Parmi les raisons invoquées par Needham pour répondre à sa question
figurent:
1) l'absence d'un Dieu législateur souverain, idée profondément
enracinée dans la pensée chrétienne de la fin du Moyen Âge; 2) l'organisation bureaucratique de la Chine. En effet, l'Europe
médiévale disposait d'un Dieu fort et d'un pouvoir faible du fait de la
querelle permanente entre les papes et les rois. Au contraire,
la Chine connaissait une divinité faible et un pouvoir
bureaucratique fort.
Le prix Nobel de chimie, Ilya Prigogine (1917-2003), suivant en cela Needham, a beaucoup insisté sur ce facteur
culturel dans l'émergence de la science. Sa thèse est que la science
moderne est née dans une culture où dominait l'idée d'une alliance
entre un homme doué de raison et un Dieu unique législateur et
intelligible, architecte souverain. Il écrit: « ma conviction est que
l'idée d'un dieu garant des lois de la nature et de leur rationalité
a joué un rôle essentiel lors des premiers développements de la
science européenne ». (Ilya Prigogine,
Quel regard
sur le monde? Communiqué lors de la Conférence des lauréats du Prix Nobel
« Nobel Laureates
Facing the 21st Century », Paris, 18-21 janvier 1988.)
Dès le Haut
Moyen Âge, la croyance biblique selon laquelle le monde est l'oeuvre d'un Dieu personnel, créateur et auteur des lois, imprégnait
toute la civilisation occidentale. Cette foi en un Dieu créateur a
conditionné la confiance dans l'idée d'un ordre naturel que la raison
peut connaître. De même, au XVIIe siècle, le concept de lois de la
nature renvoie à l'idée d'un législateur suprême.
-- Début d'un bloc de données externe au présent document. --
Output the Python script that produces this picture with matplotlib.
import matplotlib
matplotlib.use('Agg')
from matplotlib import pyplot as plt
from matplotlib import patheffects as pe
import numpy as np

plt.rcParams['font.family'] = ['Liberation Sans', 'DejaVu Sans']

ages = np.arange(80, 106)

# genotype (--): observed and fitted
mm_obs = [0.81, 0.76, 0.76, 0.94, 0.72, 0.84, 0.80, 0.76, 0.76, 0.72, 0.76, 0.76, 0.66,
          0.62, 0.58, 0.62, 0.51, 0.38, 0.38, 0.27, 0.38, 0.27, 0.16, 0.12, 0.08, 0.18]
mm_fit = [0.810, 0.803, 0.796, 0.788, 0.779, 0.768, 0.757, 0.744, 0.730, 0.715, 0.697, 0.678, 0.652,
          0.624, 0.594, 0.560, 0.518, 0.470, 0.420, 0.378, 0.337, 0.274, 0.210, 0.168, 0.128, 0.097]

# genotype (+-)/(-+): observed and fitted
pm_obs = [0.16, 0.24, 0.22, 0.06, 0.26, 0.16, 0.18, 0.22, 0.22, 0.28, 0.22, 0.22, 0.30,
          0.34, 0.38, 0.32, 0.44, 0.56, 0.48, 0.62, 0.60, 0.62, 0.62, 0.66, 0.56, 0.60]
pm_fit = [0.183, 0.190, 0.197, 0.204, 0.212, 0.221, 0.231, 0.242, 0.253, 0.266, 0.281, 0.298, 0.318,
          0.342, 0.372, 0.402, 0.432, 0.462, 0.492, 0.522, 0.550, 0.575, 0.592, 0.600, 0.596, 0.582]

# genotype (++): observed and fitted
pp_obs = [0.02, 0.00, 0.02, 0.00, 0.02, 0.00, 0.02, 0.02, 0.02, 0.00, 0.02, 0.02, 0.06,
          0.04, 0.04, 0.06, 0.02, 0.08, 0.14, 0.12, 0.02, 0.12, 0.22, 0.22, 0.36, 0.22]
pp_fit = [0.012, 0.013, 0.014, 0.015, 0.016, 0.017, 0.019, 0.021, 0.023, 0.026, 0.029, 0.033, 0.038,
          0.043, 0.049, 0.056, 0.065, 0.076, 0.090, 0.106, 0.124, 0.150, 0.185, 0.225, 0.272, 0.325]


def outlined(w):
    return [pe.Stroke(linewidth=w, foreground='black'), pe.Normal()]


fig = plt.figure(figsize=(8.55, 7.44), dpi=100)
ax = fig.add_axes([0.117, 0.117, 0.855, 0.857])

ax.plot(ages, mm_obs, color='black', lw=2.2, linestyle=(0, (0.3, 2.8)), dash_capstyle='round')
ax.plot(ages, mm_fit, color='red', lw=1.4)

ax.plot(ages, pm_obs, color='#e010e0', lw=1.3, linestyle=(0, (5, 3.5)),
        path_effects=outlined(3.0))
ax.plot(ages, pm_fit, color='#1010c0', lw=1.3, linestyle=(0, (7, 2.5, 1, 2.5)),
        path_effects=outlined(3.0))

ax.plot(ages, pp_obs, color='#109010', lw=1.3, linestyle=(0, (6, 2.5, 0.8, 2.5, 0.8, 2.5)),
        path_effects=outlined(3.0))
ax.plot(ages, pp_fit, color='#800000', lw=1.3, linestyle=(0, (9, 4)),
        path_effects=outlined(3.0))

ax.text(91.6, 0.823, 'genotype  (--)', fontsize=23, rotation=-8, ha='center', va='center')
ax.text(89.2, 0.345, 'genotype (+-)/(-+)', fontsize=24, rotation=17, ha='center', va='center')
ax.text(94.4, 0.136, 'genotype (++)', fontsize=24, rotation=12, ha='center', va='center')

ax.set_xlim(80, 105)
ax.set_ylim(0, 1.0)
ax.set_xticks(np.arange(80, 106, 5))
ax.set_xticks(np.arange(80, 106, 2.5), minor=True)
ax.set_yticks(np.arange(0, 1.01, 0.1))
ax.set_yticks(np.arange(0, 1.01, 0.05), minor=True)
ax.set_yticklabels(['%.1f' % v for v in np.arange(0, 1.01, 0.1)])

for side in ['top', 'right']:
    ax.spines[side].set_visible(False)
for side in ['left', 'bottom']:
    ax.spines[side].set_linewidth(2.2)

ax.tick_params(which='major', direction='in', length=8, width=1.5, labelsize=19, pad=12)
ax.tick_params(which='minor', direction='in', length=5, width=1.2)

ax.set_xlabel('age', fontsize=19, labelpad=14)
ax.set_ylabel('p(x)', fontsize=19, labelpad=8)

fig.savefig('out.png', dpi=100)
Needham écrit: « Dans la civilisation occidentale on peut
facilement montrer que les idées de loi naturelle (au sens juridique) et
de lois de la nature (au sens des sciences de la nature) ont en fait une
racine commune. L'une des plus vieilles notions de la civilisation
occidentale est, sans doute, celle qui dit que de même que les
législateurs impériaux terrestres ont constitués des codes de loi
positives pour que les hommes y obéissent, de même une Divinité
créatrice céleste, suprême et rationnelle a donné une série de lois
auxquelles doivent se soumettre les minéraux, les cristaux, les plantes,
les animaux et les astres dans leurs cours. Il y a peu de doute que
cette idée s'est trouvée intimement liée au développement de la science
moderne tel qu'il s'est opéré à la Renaissance en Occident. » (La
science chinoise et l'Occident, p. 32)
La théologie chrétienne fonde en un sens la démarche scientifique, même
si elle ne suffit pas à l'engendrer. En revanche, les grandes
civilisations comme l'Inde ou la Chine, malgré leur puissant
développement mathématique ou technique, ont toutes échoué à formuler le
concept de loi physique ou de loi naturelle. Leur cosmologie est le
reflet d'une vision théologique panthéiste et animiste vouée à l'éternel
recommencement. La civilisation indienne est à l'origine de l'invention
du concept de zéro et du système de numération, indispensable à l'essor
de la science. Mais la métaphysique hindoue a fait obstacle au
développement de la démarche scientifique. Dans le panthéisme hindou,
les cieux sont perçus comme divins et animés. De même, le concept hindou
de « maya » affirme que l'expérience sensible n'est qu'une illusion et
non le reflet du monde extérieur.
Par ailleurs, c'est en Chine que furent faites les découvertes
fondamentales de la boussole, de la poudre et du gouvernail. Mais en
Chine, on conçoit l'ensemble de la nature comme une sorte d'animal ou de
grand organisme traversant un cycle répétitif de naissance, de
maturation et de mort. Un tel cadre de pensée interdit de penser la
nature comme une machine et de formuler les lois de la mécanique.
Au contraire, pour les théologiens du Moyen Âge, Dieu est rationnel et
il a créé un univers ordonné. Cela signifie que l'univers n'est pas
Dieu, qu'il a une existence autonome et qu'il peut être soumis à
l'analyse rationnelle. Or la croyance métaphysique dans un univers
intelligible, structuré et ordonné par Dieu, qui peut être compris par
la raison humaine, a constitué l'une des conditions de possibilité de la
science moderne. En ce sens, le christianisme a favorisé l'essor du
progrès scientifique, parfois malgré lui.